The reception on behalf of the St. Petersburg Governor, which traditionally takes place as part of the St. Petersburg International Economic Forum, will be held at the city’s picturesque places, Yelagin Palace. Source: RIA Novosti
The 17th St Petersburg International Economic Forum (SPIEF), which takes place June 20-23, promises to be a memorable occasion – its guests will enjoy not only the famous White Nights, but also traditional Russian hospitality.
St Petersburg is no stranger to incredible influxes of visitors – every June thousands of delegates from all over the world descend upon the city for the annual St Petersburg Economic Forum. As always, guests at this year’s event can expect heated discussions on various economic and geopolitical issues, as well as a jam-packed cultural program.
Everyone will be able to watch yachts take part in a business regatta, enjoy classical music with Il Divo and a symphonic orchestra on Palace Square, and attend the Tsarskoye Selo Etudes charity concert. But not everyone will be lucky enough to get an invitation to St. Petersburg Governor Georgy Poltavchenko’s ball.
Every year St. Petersburg Governor Georgy Poltavchenko organizes the reception ball in the framework of the St Petersburg International Economic Forum. Source: Kommersant
Invitations are given out by the Forum’s Organizing Committee to leading participants of the forum, from top government officials and CEOs to politicians and top economists.
Angela Merkel invited
The main guest at this year’s forum – and the Governor’s Ball – is expected to be German Chancellor Angela Merkel. President Vladimir Putin invited her personally during November’s intergovernmental consultations in Moscow. Her presence at the event, however, will only be confirmed a week before the forum.

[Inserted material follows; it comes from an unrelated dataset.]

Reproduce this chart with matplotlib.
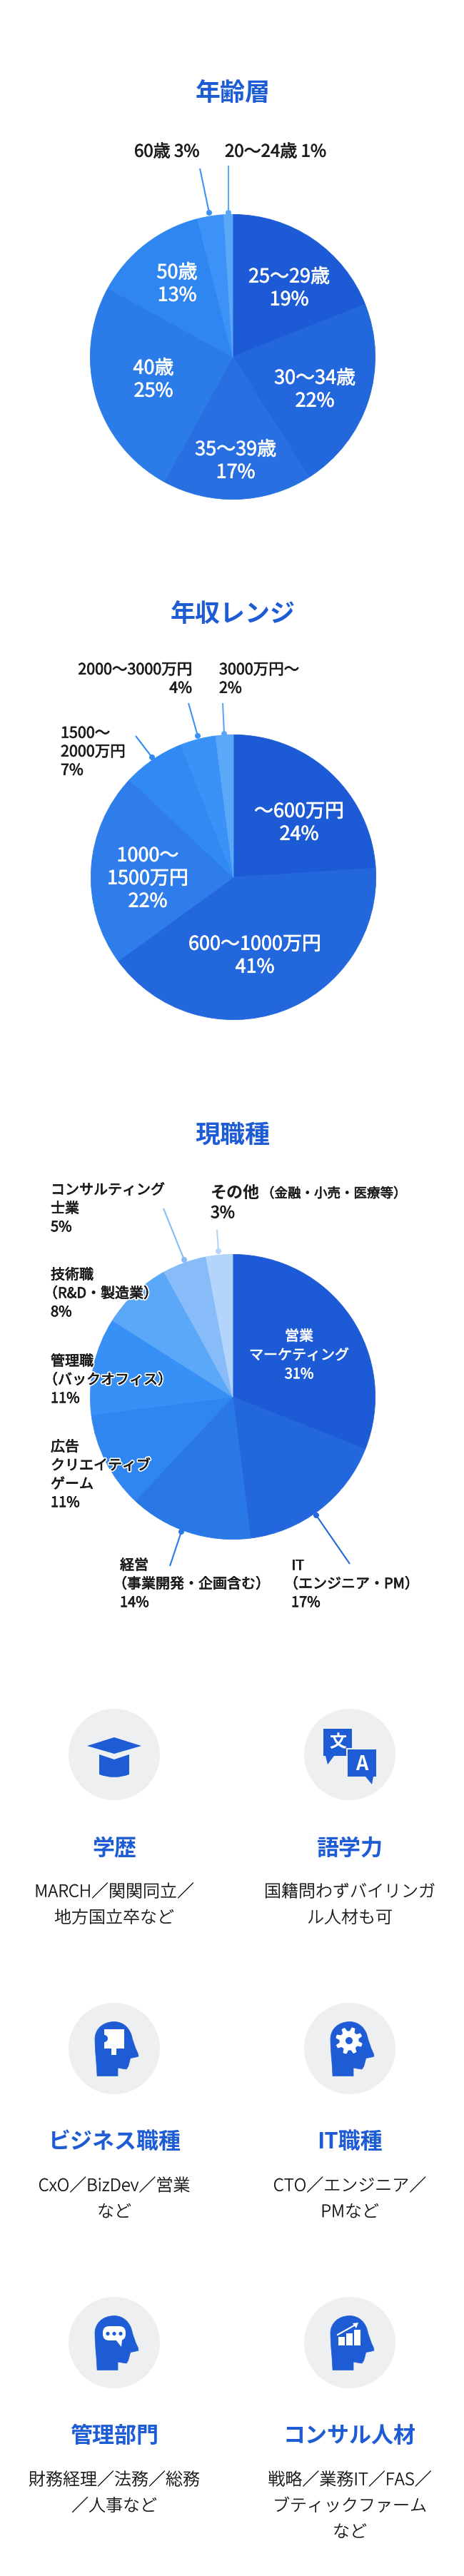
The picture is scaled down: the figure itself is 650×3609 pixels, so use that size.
import numpy as np
import matplotlib
matplotlib.use("Agg")
import matplotlib.pyplot as plt
import matplotlib.patheffects as pe
from matplotlib.patches import Circle, Polygon, PathPatch, Rectangle, FancyBboxPatch
from matplotlib.path import Path

plt.rcParams['font.family'] = ['Noto Sans CJK JP', 'DejaVu Sans']

W, H = 650, 3609
BLUE = '#1e5cd6'
DARK = '#1c1c1c'
GREY = '#eeeff0'

# data
age_labels = ['25〜29歳', '30〜34歳', '35〜39歳', '40歳', '50歳', '60歳', '20〜24歳']
age_values = [19, 22, 17, 25, 13, 3, 1]

income_labels = ['〜600万円', '600〜1000万円', '1000〜\n1500万円', '1500〜\n2000万円', '2000〜3000万円', '3000万円〜']
income_values = [24, 41, 22, 7, 4, 2]

job_labels = ['営業\nマーケティング', 'IT\n（エンジニア・PM）', '経営\n（事業開発・企画含む）', '広告\nクリエイティブ\nゲーム',
              '管理職\n（バックオフィス）', '技術職\n（R&D・製造業）', 'コンサルティング\n士業', 'その他']
job_values = [31, 17, 14, 11, 11, 8, 5, 3]
job_other_note = '（金融・小売・医療等）'

cards = [
    ('学歴', ['MARCH／関関同立／', '地方国立卒など']),
    ('語学力', ['国籍問わずバイリンガ', 'ル人材も可']),
    ('ビジネス職種', ['CxO／BizDev／営業', 'など']),
    ('IT職種', ['CTO／エンジニア／', 'PMなど']),
    ('管理部門', ['財務経理／法務／総務', '／人事など']),
    ('コンサル人材', ['戦略／業務IT／FAS／', 'ブティックファーム', 'など']),
]

age_colors = ['#1d5bd6', '#2367dd', '#2870e2', '#2b7be8', '#2f86f0', '#3c92f6', '#5ba8f8']
income_colors = ['#1d5bd6', '#2367dd', '#2e7deb', '#318af3', '#3a92f6', '#5ba8f8']
job_colors = ['#1d5bd6', '#2367dd', '#2a77e6', '#2f86f0', '#3790f5', '#5ba8f8', '#87bcf9', '#b4d5fb']


def pt(px):
    return px * 72 / 100


fig = plt.figure(figsize=(W / 100, H / 100), dpi=100, facecolor='white')


def draw_pie(cx, cy, r, values, colors):
    ax = fig.add_axes([(cx - r) / W, 1 - (cy + r) / H, 2 * r / W, 2 * r / H])
    wedges, _ = ax.pie(values, colors=colors, startangle=90, counterclock=False, radius=0.998,
                       wedgeprops={'linewidth': 0.6})
    # same colour edge hides the hairline seams between slices
    for w, c in zip(wedges, colors):
        w.set_edgecolor(c)
    ax.set_xlim(-1, 1)
    ax.set_ylim(-1, 1)
    ax.axis('off')


draw_pie(326, 500, 200, age_values, age_colors)
draw_pie(327, 1229, 200, income_values, income_colors)
draw_pie(326, 1957, 200, job_values, job_colors)

# overlay in pixel coordinates for text, leaders and icons
ov = fig.add_axes([0, 0, 1, 1], zorder=5)
ov.set_xlim(0, W)
ov.set_ylim(H, 0)
ov.axis('off')
ov.patch.set_alpha(0)


def label(x, y, lines, size, step, ha='center', color='white', weight='normal', thick=0.5, halo=False):
    for i, line in enumerate(lines):
        lx = x
        # the reference sets brackets tight, so pull the opening one back to the margin
        if ha == 'left' and line.startswith('（') and step > 0:
            lx = x - 0.5 * size
        t = ov.text(lx, y + i * step + 0.36 * size, line, fontsize=pt(size), ha=ha, va='baseline',
                    color=color, fontweight=weight)
        effects = []
        if halo:
            effects.append(pe.withStroke(linewidth=3, foreground='white'))
        if thick:
            effects.append(pe.withStroke(linewidth=thick, foreground=color))
        if effects:
            t.set_path_effects(effects)


def leader(x0, y0, x1, y1, color):
    ov.plot([x0, x1], [y0, y1], color=color, lw=1.5, solid_capstyle='butt')
    ov.add_patch(Circle((x1, y1), 4, color=color, lw=0))


def block(text, value):
    return text.split('\n') + [f'{value}%']


# titles
label(326, 129, ['年齢層'], 35, 0, color=BLUE, weight='bold', thick=0)
label(326, 858, ['年収レンジ'], 35, 0, color=BLUE, weight='bold', thick=0)
label(326, 1588, ['現職種'], 35, 0, color=BLUE, weight='bold', thick=0)

# age pie labels
age_pos = [(405, 386), (441, 528), (330, 628), (215, 514), (248, 380)]
for (x, y), name, val in zip(age_pos, age_labels, age_values):
    label(x, y, block(name, val), 27, 32)
label(188, 211, [f'{age_labels[5]} {age_values[5]}%'], 24, 0, ha='left', color=DARK)
label(315, 211, [f'{age_labels[6]} {age_values[6]}%'], 24, 0, ha='left', color=DARK)
leader(280, 236, 293, 298, age_colors[5])
leader(320, 232, 320, 298, age_colors[6])

# income pie labels
label(419, 1135, block(income_labels[0], income_values[0]), 27, 32)
label(357, 1321, block(income_labels[1], income_values[1]), 27, 32)
label(207, 1197, block(income_labels[2], income_values[2]), 27, 32)
label(85, 1026, block(income_labels[3], income_values[3]), 21.5, 26, ha='left', color=DARK)
label(269, 937, block(income_labels[4], income_values[4]), 21.5, 26, ha='right', color=DARK)
label(307, 937, block(income_labels[5], income_values[5]), 21.5, 26, ha='left', color=DARK)
leader(190, 1031, 213, 1061, income_colors[3])
leader(264, 985, 277, 1031, income_colors[4])
leader(312, 985, 314, 1028, income_colors[5])

# job pie labels
label(419, 1871, block(job_labels[0], job_values[0]), 20, 26.5)
label(408, 2192, block(job_labels[1], job_values[1]), 20, 26, ha='left', color=DARK, halo=True)
label(168, 2192, block(job_labels[2], job_values[2]), 20, 26, ha='left', color=DARK, halo=True)
label(71, 2026, block(job_labels[3], job_values[3]), 20, 26, ha='left', color=DARK, halo=True)
label(71, 1906, block(job_labels[4], job_values[4]), 20, 26, ha='left', color=DARK, halo=True)
label(71, 1785, block(job_labels[5], job_values[5]), 20, 26, ha='left', color=DARK, halo=True)
label(71, 1666, block(job_labels[6], job_values[6]), 20, 26, ha='left', color=DARK, halo=True)
label(295, 1670, [job_labels[7]], 23, 0, ha='left', color=DARK, weight='bold', thick=0)
label(366, 1671, [job_other_note], 18.5, 0, ha='left', color=DARK)
label(295, 1698, [f'{job_values[7]}%'], 23, 0, ha='left', color=DARK)
leader(490, 2191, 443, 2123, job_colors[1])
leader(238, 2194, 254, 2146, job_colors[2])
leader(229, 1693, 258, 1765, job_colors[6])
leader(304, 1723, 306, 1753, job_colors[7])


# icons, offsets in pixels from the circle centre
def head(cx, cy):
    verts = [(-24, 36), (-24, 38.5), (-22, 38.5), (3, 38.5), (5, 38.5), (5, 36), (5, 27),
             (10, 28), (17, 29), (19.6, 25), (21, 20), (22.7, 13.4), (22.7, 13.4),
             (28, 13), (34, 11), (33.2, 7), (30, 0), (25.4, -13.4), (25.4, -13.4),
             (23, -28), (13, -37.5), (0, -37.5), (-16, -37.5), (-27, -27), (-27, -13.4),
             (-27, 0), (-25, 20), (-24, 36)]
    codes = [Path.MOVETO, Path.LINETO, Path.LINETO, Path.LINETO, Path.LINETO, Path.LINETO, Path.LINETO,
             Path.CURVE3, Path.CURVE3, Path.LINETO, Path.LINETO, Path.LINETO, Path.LINETO,
             Path.CURVE3, Path.CURVE3, Path.LINETO, Path.LINETO, Path.LINETO, Path.LINETO,
             Path.CURVE4, Path.CURVE4, Path.CURVE4, Path.CURVE4, Path.CURVE4, Path.CURVE4,
             Path.CURVE3, Path.CURVE3, Path.LINETO]
    path = Path(np.array(verts) + (cx, cy), codes)
    ov.add_patch(PathPatch(path, fc=BLUE, ec=BLUE, lw=0.5))


def icon_cap(cx, cy):
    ov.add_patch(Polygon([(cx - 38, cy - 12), (cx, cy - 24), (cx + 38, cy - 12), (cx, cy - 1)], fc=BLUE, lw=0))
    verts = [(-21, 0), (0, 7), (21, 0), (21, 28), (0, 36), (-21, 28), (-21, 0)]
    codes = [Path.MOVETO, Path.LINETO, Path.LINETO, Path.LINETO, Path.CURVE3, Path.CURVE3, Path.CLOSEPOLY]
    ov.add_patch(PathPatch(Path(np.array(verts) + (cx, cy), codes), fc=BLUE, lw=0))


def icon_translate(cx, cy):
    ov.add_patch(Rectangle((cx - 37, cy - 36), 40, 38, fc=BLUE, lw=0))
    ov.add_patch(Polygon([(cx - 34, cy + 2), (cx - 31, cy + 14), (cx - 22, cy + 2)], fc=BLUE, lw=0))
    ov.add_patch(Rectangle((cx - 5, cy - 9), 44, 42, fc=GREY, lw=0))
    ov.add_patch(Rectangle((cx - 3, cy - 7), 40, 38, fc=BLUE, lw=0))
    ov.add_patch(Polygon([(cx + 22, cy + 31), (cx + 31, cy + 42), (cx + 33, cy + 31)], fc=BLUE, lw=0))
    label(cx - 17, cy - 19, ['文'], 24, 0, weight='bold', thick=0)
    label(cx + 17, cy + 12, ['A'], 27, 0, weight='bold', thick=0)


def icon_puzzle(cx, cy):
    head(cx, cy)
    ov.add_patch(Rectangle((cx - 14, cy - 27), 28, 27, fc='white', lw=0))
    ov.add_patch(Rectangle((cx - 4, cy - 1), 7, 10, fc='white', lw=0))
    ov.add_patch(Circle((cx - 14, cy - 14), 5, fc=BLUE, lw=0))


def icon_gear(cx, cy):
    head(cx, cy)
    gx, gy = cx - 1, cy - 11
    ang = np.linspace(0, 2 * np.pi, 48, endpoint=False)
    rad = np.where((np.arange(48) % 6) < 3, 19, 13.5)
    ov.add_patch(Polygon(np.c_[gx + rad * np.cos(ang + 0.2), gy + rad * np.sin(ang + 0.2)], fc='white', lw=0))
    ov.add_patch(Circle((gx, gy), 5, fc=BLUE, lw=0))


def icon_bubble(cx, cy):
    head(cx, cy)
    ov.add_patch(FancyBboxPatch((cx - 11, cy - 18), 22, 10, boxstyle='round,pad=5,rounding_size=9', fc='white', lw=0))
    ov.add_patch(Polygon([(cx + 2, cy - 4), (cx + 10, cy + 6), (cx + 11, cy - 4)], fc='white', lw=0))
    for dx in (-9, 0, 9):
        ov.add_patch(Circle((cx + dx, cy - 12.5), 2.6, fc=BLUE, lw=0))


def icon_chart(cx, cy):
    head(cx, cy)
    for x0, top in ((-16, -8), (-5, -13), (5.5, -18)):
        ov.add_patch(Rectangle((cx + x0, cy + top), 9, 3.7 - top, fc='white', lw=0))
    ov.plot([cx - 17, cx + 8], [cy - 11, cy - 25], color='white', lw=1.5)
    ov.add_patch(Polygon([(cx + 12, cy - 28), (cx + 4, cy - 27), (cx + 9, cy - 20)], fc='white', lw=0))


icon_funcs = [icon_cap, icon_translate, icon_puzzle, icon_gear, icon_bubble, icon_chart]
col_x = [160, 490]
row_y = [2458, 2870, 3282]

for i, ((title, body), func) in enumerate(zip(cards, icon_funcs)):
    cx = col_x[i % 2]
    cy = row_y[i // 2]
    ov.add_patch(Circle((cx, cy), 64, fc=GREY, lw=0))
    func(cx, cy)
    label(cx, cy + 129, [title], 31, 0, color=BLUE, weight='bold', thick=0)
    label(cx, cy + 191, body, 24, 36.5, color=DARK, weight='light', thick=0.15)

fig.savefig('out.png', dpi=100, facecolor='white')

Guests at last year’s Governor’s Ball were treated to a ‘Water Extravaganza’. Multiple silver-sailed platforms in the middle of the canal were the stage for ‘silver’ girl and boy dancers. Acrobats soared towards the sky on jets of water before landing on floating trampolines.
And Governor Poltavchenko made his entrance by boat. The art director of the event added a touch of the outrageous with his decision to have the children made up like “living statues,” a move that was discussed repeatedly in the press and by bloggers. The ensuing investigation, however, revealed no cases of abuse, and the fuss surrounding the incident died down.

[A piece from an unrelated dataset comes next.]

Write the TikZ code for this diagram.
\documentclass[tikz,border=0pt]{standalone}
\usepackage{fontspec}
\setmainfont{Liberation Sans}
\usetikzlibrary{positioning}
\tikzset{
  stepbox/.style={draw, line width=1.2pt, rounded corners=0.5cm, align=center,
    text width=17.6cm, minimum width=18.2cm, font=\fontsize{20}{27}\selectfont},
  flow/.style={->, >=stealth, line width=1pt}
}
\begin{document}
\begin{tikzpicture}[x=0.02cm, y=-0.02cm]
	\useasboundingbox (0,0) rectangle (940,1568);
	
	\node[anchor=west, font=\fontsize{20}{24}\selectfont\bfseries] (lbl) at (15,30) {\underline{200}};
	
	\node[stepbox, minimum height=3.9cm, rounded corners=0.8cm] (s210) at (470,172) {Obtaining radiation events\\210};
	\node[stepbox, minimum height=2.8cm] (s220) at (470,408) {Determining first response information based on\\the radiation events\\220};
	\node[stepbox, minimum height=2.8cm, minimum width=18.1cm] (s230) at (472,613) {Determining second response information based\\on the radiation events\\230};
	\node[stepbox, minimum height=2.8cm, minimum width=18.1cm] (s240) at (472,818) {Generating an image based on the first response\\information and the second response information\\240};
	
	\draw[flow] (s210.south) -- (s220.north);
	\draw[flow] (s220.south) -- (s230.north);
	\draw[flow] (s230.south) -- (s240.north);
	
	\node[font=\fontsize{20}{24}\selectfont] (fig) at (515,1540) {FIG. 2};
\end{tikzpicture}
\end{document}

“It’s just kids performing, like you’d see at any other event. It’s all been blown way out of proportion,” said Svetlana Agapitova, St Petersburg’s commissioner for children’s rights, in response to the public outcry.
‘Tree of life’
The key artistic theme for this year’s Governor’s Ball is the “Tree of Life” – a symbol of the eternal relationship between human beings and their environment. Guests will be greeted by a large jazz orchestra of about 100 musicians, who will be seated in boats on the Malaya Nevka River. But the highlight of the program will be the performance by well-known Russian jazz musician Igor Butman.
The organizers of the event have promised a spectacular jam session, with solo and orchestral performances dedicated to the representatives of the countries participating in the forum.
Of course, no reception is complete without a gourmet dinner, the menu for which is selected with the same care and painstaking attention to detail that a TV producer would pay to the selection of clips for an entertainment program.
The event organizers have stated that it won’t be an “all caviar” affair this time around, but guests will be offered dishes that the most discerning of gastronomes would enjoy – and all at a very reasonable price of 3,900 rubles (about $130) per person.
Kramer & Co, whose director Viktor Kramer is best known for staging “Snow Show” alongside Russian performer Vyacheslav Polunin, has long been in charge of organizing receptions for the St. Petersburg forum. Kramer is a veteran of some 150 stage shows around the world, including The Golden Ballet, which was performed at the President’s Supper in honor of St Petersburg’s 300th anniversary in 2003.
$1 million price tag
All in all, 30 million rubles (about $1 million) will be spent on the Governor’s Ball, twice the budgets of 2009 and 2010 (16 million and 15 million rubles, respectively). That money covers the once-in-a-lifetime entertainment program, the interior design of the 3,000-square meter outdoor venue, and the security detail.
The main idea is to give guests a taste of that unique St Petersburg atmosphere – after all, Russia’s “Northern Capital” has for centuries been the epitome of everything attractive and unusual that is distinctly Russian, the cultural quintessence of the country.
And it is no mean task to present the city’s great past through the prism of the present day, to show the continuity of its cultural heritage, the fantastic opportunities of its future, and its avant-garde role for the whole country – all in one night.